Michael Taussig lying in his Colombian hammock

Professor Michael Taussig is most famous in his field for showing that South American miners’ fear of the devil is a powerful critique of capitalism, though these days he is more interested in looking at the significance of color in colonialism. Here, he is most well-known for his incredible fashion sense and extremely polarizing teaching style.

And, to the best of our knowledge, he’s the only Columbia professor with a hammock in his office.

“Oh, I’ve had hammocks for decades,” Professor Michael Taussig tells Bwog, “I got this one from San Jacinto, Colombia, in the ’90s. “That was around the time the department reformed, and we were very anti-colonial.”
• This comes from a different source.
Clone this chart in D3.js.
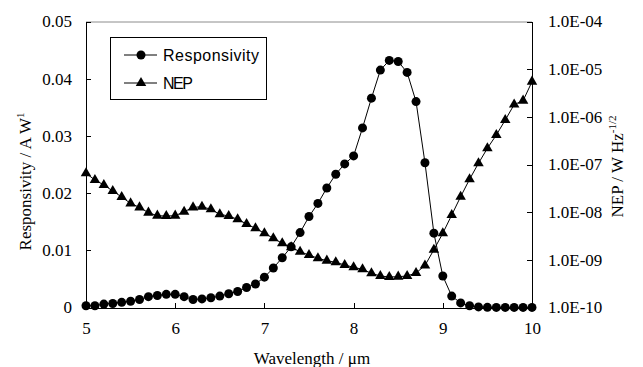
<!DOCTYPE html>
<html>
<head>
<meta charset="utf-8">
<script src="https://cdn.jsdelivr.net/npm/d3@7"></script>
<style>
  body { margin: 0; background: #fff; }
  svg { display: block; }
  .axis path, .axis line { stroke: #000; stroke-width: 1px; shape-rendering: crispEdges; }
</style>
</head>
<body>
<div id="chart"></div>
<script>
// data
const wavelength = [5.0, 5.1, 5.2, 5.3, 5.4, 5.5, 5.6, 5.7, 5.8, 5.9,
  6.0, 6.1, 6.2, 6.3, 6.4, 6.5, 6.6, 6.7, 6.8, 6.9,
  7.0, 7.1, 7.2, 7.3, 7.4, 7.5, 7.6, 7.7, 7.8, 7.9,
  8.0, 8.1, 8.2, 8.3, 8.4, 8.5, 8.6, 8.7, 8.8, 8.9,
  9.0, 9.1, 9.2, 9.3, 9.4, 9.5, 9.6, 9.7, 9.8, 9.9, 10.0];

const responsivity = [0.0003, 0.0003, 0.0006, 0.0007, 0.0009, 0.0011, 0.0014, 0.0019, 0.0021, 0.0023,
  0.0023, 0.0019, 0.0014, 0.0015, 0.0017, 0.0020, 0.0024, 0.0028, 0.0035, 0.0041,
  0.0053, 0.0069, 0.0087, 0.0106, 0.0131, 0.0159, 0.0182, 0.0209, 0.0233, 0.0251,
  0.0265, 0.0314, 0.0366, 0.0415, 0.0432, 0.0430, 0.0411, 0.0360, 0.0253, 0.0130,
  0.0055, 0.0020, 0.0008, 0.0003, 0.0001, 0.00003, 0.00002, 0.00002, 0.00002, 0.00002, 0.00002];

const nep = [6.53e-8, 4.73e-8, 3.72e-8, 2.78e-8, 2.08e-8, 1.53e-8, 1.26e-8, 9.75e-9, 8.43e-9, 8.30e-9,
  8.43e-9, 1.02e-8, 1.26e-8, 1.30e-8, 1.15e-8, 9.02e-9, 8.30e-9, 7.08e-9, 5.65e-9, 4.58e-9,
  3.61e-9, 2.83e-9, 2.22e-9, 1.83e-9, 1.48e-9, 1.26e-9, 1.08e-9, 9.59e-10, 8.87e-10, 7.80e-10,
  6.97e-10, 6.32e-10, 5.21e-10, 4.58e-10, 4.37e-10, 4.43e-10, 4.58e-10, 5.30e-10, 7.60e-10, 1.63e-9,
  3.61e-9, 8.71e-9, 2.11e-8, 4.89e-8, 1.06e-7, 2.19e-7, 4.16e-7, 8.57e-7, 1.81e-6, 2.18e-6, 5.46e-6];

const xTicks = [5, 6, 7, 8, 9, 10];
const leftTicks = [0, 0.01, 0.02, 0.03, 0.04, 0.05];
const leftTickLabels = ["0", "0.01", "0.02", "0.03", "0.04", "0.05"];
const rightTicks = [1e-10, 1e-9, 1e-8, 1e-7, 1e-6, 1e-5, 1e-4];
const rightTickLabels = ["1.0E-10", "1.0E-09", "1.0E-08", "1.0E-07", "1.0E-06", "1.0E-05", "1.0E-04"];
const seriesNames = ["Responsivity", "NEP"];

const W = 643, H = 367;
const margin = {left: 86, right: 111, top: 21.5, bottom: 59.5},
    width = W - margin.left - margin.right,
    height = H - margin.top - margin.bottom;

const serif = '"Liberation Serif", "Times New Roman", serif';

const svg = d3.select("#chart")
    .append("svg")
    .attr("width", W)
    .attr("height", H)
    .append("g")
    .attr("transform", "translate(" + margin.left + "," + margin.top + ")");

const x = d3.scaleLinear().domain([5, 10]).range([0, width]);
const yL = d3.scaleLinear().domain([0, 0.05]).range([height, 0]);
const yR = d3.scaleLog().domain([1e-10, 1e-4]).range([height, 0]);

// top border of plot area (gray)
svg.append("line")
    .attr("x1", 0).attr("x2", width)
    .attr("y1", 0.5).attr("y2", 0.5)
    .attr("stroke", "#8c8c8c")
    .attr("stroke-width", 1);

function styleTicks(g) {
    g.selectAll("text")
        .style("font-family", serif)
        .style("font-size", "17px")
        .attr("fill", "#000");
}

// x axis
svg.append("g")
    .attr("class", "axis")
    .attr("transform", "translate(0," + height + ")")
    .call(d3.axisBottom(x).tickValues(xTicks).tickFormat(d3.format("d")).tickSizeInner(-5).tickSizeOuter(0).tickPadding(14))
    .call(styleTicks);

// left axis
svg.append("g")
    .attr("class", "axis")
    .call(d3.axisLeft(yL).tickValues(leftTicks)
        .tickFormat((d, i) => leftTickLabels[i])
        .tickSizeInner(-5).tickSizeOuter(0).tickPadding(14))
    .call(styleTicks);

// right axis
svg.append("g")
    .attr("class", "axis")
    .attr("transform", "translate(" + width + ",0)")
    .call(d3.axisRight(yR).tickValues(rightTicks)
        .tickFormat((d, i) => rightTickLabels[i])
        .tickSizeInner(-5).tickSizeOuter(0).tickPadding(16))
    .call(styleTicks);

// axis titles
svg.append("text")
    .attr("x", width / 2 + 3)
    .attr("y", height + 56)
    .attr("text-anchor", "middle")
    .style("font-family", serif)
    .style("font-size", "17px")
    .text("Wavelength / μm");

const lt = svg.append("text")
    .attr("transform", "translate(" + (-55) + "," + (height / 2 + 17) + ") rotate(-90)")
    .attr("text-anchor", "middle")
    .style("font-family", serif)
    .style("font-size", "17px");
lt.append("tspan").text("Responsivity / A W");
lt.append("tspan").attr("dy", -7).style("font-size", "11px").text("1");

const rt = svg.append("text")
    .attr("transform", "translate(" + (width + 91) + "," + (height / 2 + 2) + ") rotate(-90)")
    .attr("text-anchor", "middle")
    .style("font-family", serif)
    .style("font-size", "17px");
rt.append("tspan").text("NEP / W Hz");
rt.append("tspan").attr("dy", -7).style("font-size", "11px").text("-1/2");

const data = wavelength.map((w, i) => ({w: w, r: responsivity[i], n: nep[i]}));

// responsivity line
svg.append("path")
    .datum(data)
    .attr("fill", "none")
    .attr("stroke", "#000")
    .attr("stroke-width", 1)
    .attr("d", d3.line().x(d => x(d.w)).y(d => yL(d.r)));

// NEP line
svg.append("path")
    .datum(data)
    .attr("fill", "none")
    .attr("stroke", "#000")
    .attr("stroke-width", 1)
    .attr("d", d3.line().x(d => x(d.w)).y(d => yR(d.n)));

const tri = d3.symbol().type(d3.symbolTriangle).size(48);

svg.append("g")
    .selectAll("path")
    .data(data)
    .enter().append("path")
    .attr("d", tri)
    .attr("transform", d => "translate(" + x(d.w) + "," + yR(d.n) + ")")
    .attr("fill", "#000");

svg.append("g")
    .selectAll("circle")
    .data(data)
    .enter().append("circle")
    .attr("cx", d => x(d.w))
    .attr("cy", d => yL(d.r))
    .attr("r", 4.5)
    .attr("fill", "#000");

// legend
const lg = svg.append("g").attr("transform", "translate(" + (110 - margin.left) + "," + (37 - margin.top) + ")");
lg.append("rect")
    .attr("x", 0.5).attr("y", 0.5)
    .attr("width", 156).attr("height", 62)
    .attr("fill", "#fff")
    .attr("stroke", "#000")
    .attr("stroke-width", 1);

seriesNames.forEach(function (name, i) {
    const yy = 18 + i * 28;
    lg.append("line")
        .attr("x1", 14).attr("x2", 47)
        .attr("y1", yy).attr("y2", yy)
        .attr("stroke", "#000");
    if (i === 0) {
        lg.append("circle").attr("cx", 31).attr("cy", yy).attr("r", 4.5).attr("fill", "#000");
    } else {
        lg.append("path").attr("d", tri).attr("transform", "translate(31," + yy + ")").attr("fill", "#000");
    }
    lg.append("text")
        .attr("x", 53)
        .attr("y", yy)
        .attr("dy", "0.35em")
        .attr("textLength", i === 0 ? 96 : 30)
        .attr("lengthAdjust", "spacing")
        .style("font-family", '"Liberation Sans Narrow", "Liberation Sans", Arial, sans-serif')
        .style("font-size", "16px")
        .text(name);
});
</script>
</body>
</html>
But wait—isn’t Taussig… still anti-colonial?

“Well,” he pauses, “We were much more so back then. And Joyce Monges [the department’s administrator] said we should get hooks put in the ceiling of the student lounge to hang hammocks, but the hooks were never installed.” Arguing that hammocks can be considered anti-colonial symbols, he cites French sociologist Marcel Mauss, who considered the ways that peoples’ bodies and physical habits are shaped by societal and cultural forces. Such forces program Americans to sit in chairs, so going out of your way to lie in a hammock could be considered a subversive act. So are chairs colonialist? With a hint of indignation, Taussig admits, “when you put it like that, it does sounds crazy.”

Hammocks mean different things to different groups of people. Taussig recalls that while he lived in New Zealand, he was acquainted with a group of anarchists who went out of their way to do nothing, and decided that hammocks, a symbol of resting and laziness, would be perfect for “nonactivists” such as themselves. They set up a company to import hammocks into New Zealand from Colombia, and named it the “Oblomov Trading Co.,” after a Russian novel in which the protagonist finds himself unable to get out of bed one morning and slowly decays. Similarly, Taussig mentions, Karl Marx’s son-in-law Paul Lafargue wrote a book called The Right to Be Lazy, which argued against that too much value was placed on working for others. “On the cover,” Taussig notes, “was a picture of a hammock.”

In Colombia, the upper-middle-class “bring beautiful hammocks to their summer homes. They see hammocks as a Western symbol of luxury,” Taussig explains. In contrast, “in the Amazon frontier, you find grubby, frayed hammocks. It’s just a basic piece of furniture.” They have always been a part of Amazon peasants’ day-to-day lives, and some historians speculate that hammocks were first invented by Amazonian Indians. “But it could be more complicated than that,” Taussig cautions.

“Once, Deirdre de la Cruz, one of my students, came into my office and saw the hammock. She gasped and asked, ‘Wouldn’t it be cool if Butler had these instead of chairs?'” Unfortunately, Columbia never installed hooks in Butler. Then again, hammocks do have some drawbacks. “Hammocks are great for afternoon naps,” Taussig advises us, “but torture for the whole night.”